[Directions for this task] Leave out the pictures and transcribe everything else exactly.
** START **
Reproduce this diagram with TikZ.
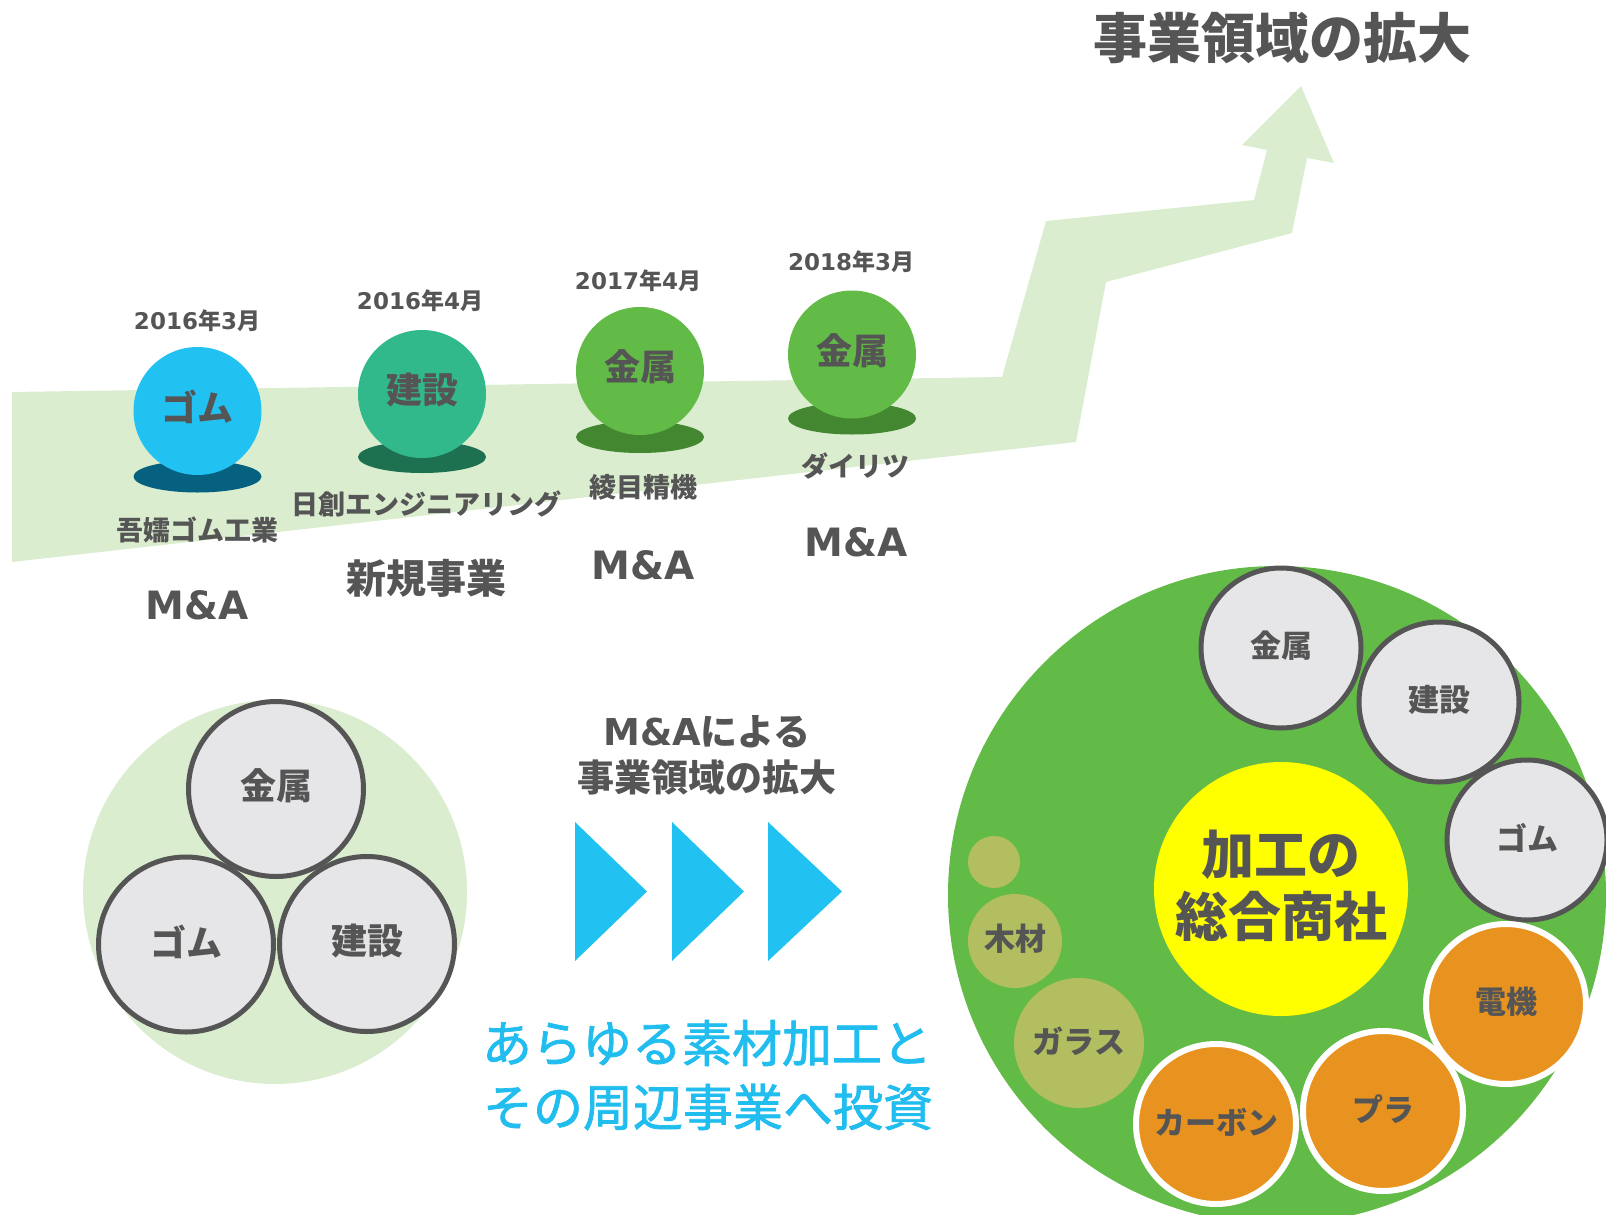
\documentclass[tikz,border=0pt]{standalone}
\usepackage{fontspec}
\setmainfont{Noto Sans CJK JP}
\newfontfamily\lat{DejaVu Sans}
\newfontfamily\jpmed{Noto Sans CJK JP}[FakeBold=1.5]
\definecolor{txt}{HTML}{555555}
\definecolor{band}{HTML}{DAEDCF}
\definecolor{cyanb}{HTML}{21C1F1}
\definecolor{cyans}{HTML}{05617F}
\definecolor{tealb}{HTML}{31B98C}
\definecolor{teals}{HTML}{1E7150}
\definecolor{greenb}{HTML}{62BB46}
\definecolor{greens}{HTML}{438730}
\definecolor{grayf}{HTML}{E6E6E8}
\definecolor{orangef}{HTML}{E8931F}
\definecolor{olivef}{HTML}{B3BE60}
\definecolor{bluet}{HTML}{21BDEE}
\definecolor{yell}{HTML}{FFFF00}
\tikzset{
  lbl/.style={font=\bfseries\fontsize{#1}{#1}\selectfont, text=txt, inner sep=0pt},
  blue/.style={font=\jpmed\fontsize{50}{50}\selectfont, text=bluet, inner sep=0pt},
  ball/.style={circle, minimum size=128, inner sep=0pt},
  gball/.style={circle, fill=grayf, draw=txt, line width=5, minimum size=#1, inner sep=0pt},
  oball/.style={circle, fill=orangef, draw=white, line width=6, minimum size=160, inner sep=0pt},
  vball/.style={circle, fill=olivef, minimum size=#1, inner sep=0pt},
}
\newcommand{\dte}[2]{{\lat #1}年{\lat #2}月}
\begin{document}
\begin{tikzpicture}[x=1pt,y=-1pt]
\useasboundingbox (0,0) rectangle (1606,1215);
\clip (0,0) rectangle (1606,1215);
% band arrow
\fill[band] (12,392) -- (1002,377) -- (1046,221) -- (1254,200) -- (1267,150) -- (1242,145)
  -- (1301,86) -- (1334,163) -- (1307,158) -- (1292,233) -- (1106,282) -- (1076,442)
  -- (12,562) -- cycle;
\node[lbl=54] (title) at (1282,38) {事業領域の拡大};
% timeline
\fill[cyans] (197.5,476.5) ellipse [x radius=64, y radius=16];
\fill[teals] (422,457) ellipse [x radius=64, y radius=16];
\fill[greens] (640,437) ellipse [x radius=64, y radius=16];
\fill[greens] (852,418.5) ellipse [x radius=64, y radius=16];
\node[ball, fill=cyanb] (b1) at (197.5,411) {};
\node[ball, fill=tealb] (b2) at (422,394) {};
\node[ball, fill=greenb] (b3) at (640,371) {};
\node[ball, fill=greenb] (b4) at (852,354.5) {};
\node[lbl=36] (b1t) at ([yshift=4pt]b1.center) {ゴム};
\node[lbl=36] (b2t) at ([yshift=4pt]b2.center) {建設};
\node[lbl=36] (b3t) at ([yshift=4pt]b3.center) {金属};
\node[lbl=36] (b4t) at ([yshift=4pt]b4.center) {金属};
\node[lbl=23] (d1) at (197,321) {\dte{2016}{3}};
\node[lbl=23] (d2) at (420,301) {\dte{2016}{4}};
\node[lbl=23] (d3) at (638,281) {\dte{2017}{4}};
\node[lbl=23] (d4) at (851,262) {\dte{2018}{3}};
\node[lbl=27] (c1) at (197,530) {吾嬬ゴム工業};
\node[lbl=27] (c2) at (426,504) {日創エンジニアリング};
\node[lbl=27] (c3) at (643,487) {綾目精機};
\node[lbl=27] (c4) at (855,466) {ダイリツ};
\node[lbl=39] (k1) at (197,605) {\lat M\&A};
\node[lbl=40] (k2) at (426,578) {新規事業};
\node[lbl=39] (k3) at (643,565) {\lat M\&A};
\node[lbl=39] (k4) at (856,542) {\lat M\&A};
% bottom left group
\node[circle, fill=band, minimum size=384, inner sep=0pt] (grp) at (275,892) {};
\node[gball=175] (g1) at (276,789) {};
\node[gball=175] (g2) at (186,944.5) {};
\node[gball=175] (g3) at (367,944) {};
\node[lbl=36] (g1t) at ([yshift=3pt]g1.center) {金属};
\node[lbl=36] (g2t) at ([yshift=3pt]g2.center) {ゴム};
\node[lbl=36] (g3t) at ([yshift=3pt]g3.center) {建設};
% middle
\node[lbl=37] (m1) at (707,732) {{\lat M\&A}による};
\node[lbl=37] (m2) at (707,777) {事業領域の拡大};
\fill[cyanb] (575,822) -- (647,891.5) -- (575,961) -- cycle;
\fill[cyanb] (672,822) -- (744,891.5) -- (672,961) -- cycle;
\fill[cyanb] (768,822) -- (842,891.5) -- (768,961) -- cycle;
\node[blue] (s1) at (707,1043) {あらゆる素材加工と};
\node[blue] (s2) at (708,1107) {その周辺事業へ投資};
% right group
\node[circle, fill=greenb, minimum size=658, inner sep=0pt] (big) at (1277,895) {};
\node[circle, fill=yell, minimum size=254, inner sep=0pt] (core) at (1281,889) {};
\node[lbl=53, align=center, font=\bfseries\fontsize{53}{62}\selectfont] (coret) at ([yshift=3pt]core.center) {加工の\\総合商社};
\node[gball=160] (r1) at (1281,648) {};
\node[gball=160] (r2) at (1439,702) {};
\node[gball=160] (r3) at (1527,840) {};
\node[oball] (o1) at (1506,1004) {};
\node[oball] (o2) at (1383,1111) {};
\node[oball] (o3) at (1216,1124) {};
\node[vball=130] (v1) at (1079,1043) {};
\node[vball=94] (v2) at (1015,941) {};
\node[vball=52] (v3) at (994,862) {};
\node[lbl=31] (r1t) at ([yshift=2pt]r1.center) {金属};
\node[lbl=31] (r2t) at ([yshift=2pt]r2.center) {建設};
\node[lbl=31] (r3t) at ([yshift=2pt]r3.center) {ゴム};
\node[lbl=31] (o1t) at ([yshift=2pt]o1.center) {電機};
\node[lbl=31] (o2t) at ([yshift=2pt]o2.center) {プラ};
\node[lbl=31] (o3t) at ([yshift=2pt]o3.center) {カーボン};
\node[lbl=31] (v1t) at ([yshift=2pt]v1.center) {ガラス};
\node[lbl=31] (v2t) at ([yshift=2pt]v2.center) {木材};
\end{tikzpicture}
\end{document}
** END **
[Output of the task]
Reproduce this diagram with TikZ.
\documentclass[tikz,border=0pt]{standalone}
\usepackage{fontspec}
\setmainfont{Noto Sans CJK JP}
\newfontfamily\lat{DejaVu Sans}
\newfontfamily\jpmed{Noto Sans CJK JP}[FakeBold=1.5]
\definecolor{txt}{HTML}{555555}
\definecolor{band}{HTML}{DAEDCF}
\definecolor{cyanb}{HTML}{21C1F1}
\definecolor{cyans}{HTML}{05617F}
\definecolor{tealb}{HTML}{31B98C}
\definecolor{teals}{HTML}{1E7150}
\definecolor{greenb}{HTML}{62BB46}
\definecolor{greens}{HTML}{438730}
\definecolor{grayf}{HTML}{E6E6E8}
\definecolor{orangef}{HTML}{E8931F}
\definecolor{olivef}{HTML}{B3BE60}
\definecolor{bluet}{HTML}{21BDEE}
\definecolor{yell}{HTML}{FFFF00}
\tikzset{
  lbl/.style={font=\bfseries\fontsize{#1}{#1}\selectfont, text=txt, inner sep=0pt},
  blue/.style={font=\jpmed\fontsize{50}{50}\selectfont, text=bluet, inner sep=0pt},
  ball/.style={circle, minimum size=128, inner sep=0pt},
  gball/.style={circle, fill=grayf, draw=txt, line width=5, minimum size=#1, inner sep=0pt},
  oball/.style={circle, fill=orangef, draw=white, line width=6, minimum size=160, inner sep=0pt},
  vball/.style={circle, fill=olivef, minimum size=#1, inner sep=0pt},
}
\newcommand{\dte}[2]{{\lat #1}年{\lat #2}月}
\begin{document}
\begin{tikzpicture}[x=1pt,y=-1pt]
\useasboundingbox (0,0) rectangle (1606,1215);
\clip (0,0) rectangle (1606,1215);
% band arrow
\fill[band] (12,392) -- (1002,377) -- (1046,221) -- (1254,200) -- (1267,150) -- (1242,145)
  -- (1301,86) -- (1334,163) -- (1307,158) -- (1292,233) -- (1106,282) -- (1076,442)
  -- (12,562) -- cycle;
\node[lbl=54] (title) at (1282,38) {事業領域の拡大};
% timeline
\fill[cyans] (197.5,476.5) ellipse [x radius=64, y radius=16];
\fill[teals] (422,457) ellipse [x radius=64, y radius=16];
\fill[greens] (640,437) ellipse [x radius=64, y radius=16];
\fill[greens] (852,418.5) ellipse [x radius=64, y radius=16];
\node[ball, fill=cyanb] (b1) at (197.5,411) {};
\node[ball, fill=tealb] (b2) at (422,394) {};
\node[ball, fill=greenb] (b3) at (640,371) {};
\node[ball, fill=greenb] (b4) at (852,354.5) {};
\node[lbl=36] (b1t) at ([yshift=4pt]b1.center) {ゴム};
\node[lbl=36] (b2t) at ([yshift=4pt]b2.center) {建設};
\node[lbl=36] (b3t) at ([yshift=4pt]b3.center) {金属};
\node[lbl=36] (b4t) at ([yshift=4pt]b4.center) {金属};
\node[lbl=23] (d1) at (197,321) {\dte{2016}{3}};
\node[lbl=23] (d2) at (420,301) {\dte{2016}{4}};
\node[lbl=23] (d3) at (638,281) {\dte{2017}{4}};
\node[lbl=23] (d4) at (851,262) {\dte{2018}{3}};
\node[lbl=27] (c1) at (197,530) {吾嬬ゴム工業};
\node[lbl=27] (c2) at (426,504) {日創エンジニアリング};
\node[lbl=27] (c3) at (643,487) {綾目精機};
\node[lbl=27] (c4) at (855,466) {ダイリツ};
\node[lbl=39] (k1) at (197,605) {\lat M\&A};
\node[lbl=40] (k2) at (426,578) {新規事業};
\node[lbl=39] (k3) at (643,565) {\lat M\&A};
\node[lbl=39] (k4) at (856,542) {\lat M\&A};
% bottom left group
\node[circle, fill=band, minimum size=384, inner sep=0pt] (grp) at (275,892) {};
\node[gball=175] (g1) at (276,789) {};
\node[gball=175] (g2) at (186,944.5) {};
\node[gball=175] (g3) at (367,944) {};
\node[lbl=36] (g1t) at ([yshift=3pt]g1.center) {金属};
\node[lbl=36] (g2t) at ([yshift=3pt]g2.center) {ゴム};
\node[lbl=36] (g3t) at ([yshift=3pt]g3.center) {建設};
% middle
\node[lbl=37] (m1) at (707,732) {{\lat M\&A}による};
\node[lbl=37] (m2) at (707,777) {事業領域の拡大};
\fill[cyanb] (575,822) -- (647,891.5) -- (575,961) -- cycle;
\fill[cyanb] (672,822) -- (744,891.5) -- (672,961) -- cycle;
\fill[cyanb] (768,822) -- (842,891.5) -- (768,961) -- cycle;
\node[blue] (s1) at (707,1043) {あらゆる素材加工と};
\node[blue] (s2) at (708,1107) {その周辺事業へ投資};
% right group
\node[circle, fill=greenb, minimum size=658, inner sep=0pt] (big) at (1277,895) {};
\node[circle, fill=yell, minimum size=254, inner sep=0pt] (core) at (1281,889) {};
\node[lbl=53, align=center, font=\bfseries\fontsize{53}{62}\selectfont] (coret) at ([yshift=3pt]core.center) {加工の\\総合商社};
\node[gball=160] (r1) at (1281,648) {};
\node[gball=160] (r2) at (1439,702) {};
\node[gball=160] (r3) at (1527,840) {};
\node[oball] (o1) at (1506,1004) {};
\node[oball] (o2) at (1383,1111) {};
\node[oball] (o3) at (1216,1124) {};
\node[vball=130] (v1) at (1079,1043) {};
\node[vball=94] (v2) at (1015,941) {};
\node[vball=52] (v3) at (994,862) {};
\node[lbl=31] (r1t) at ([yshift=2pt]r1.center) {金属};
\node[lbl=31] (r2t) at ([yshift=2pt]r2.center) {建設};
\node[lbl=31] (r3t) at ([yshift=2pt]r3.center) {ゴム};
\node[lbl=31] (o1t) at ([yshift=2pt]o1.center) {電機};
\node[lbl=31] (o2t) at ([yshift=2pt]o2.center) {プラ};
\node[lbl=31] (o3t) at ([yshift=2pt]o3.center) {カーボン};
\node[lbl=31] (v1t) at ([yshift=2pt]v1.center) {ガラス};
\node[lbl=31] (v2t) at ([yshift=2pt]v2.center) {木材};
\end{tikzpicture}
\end{document}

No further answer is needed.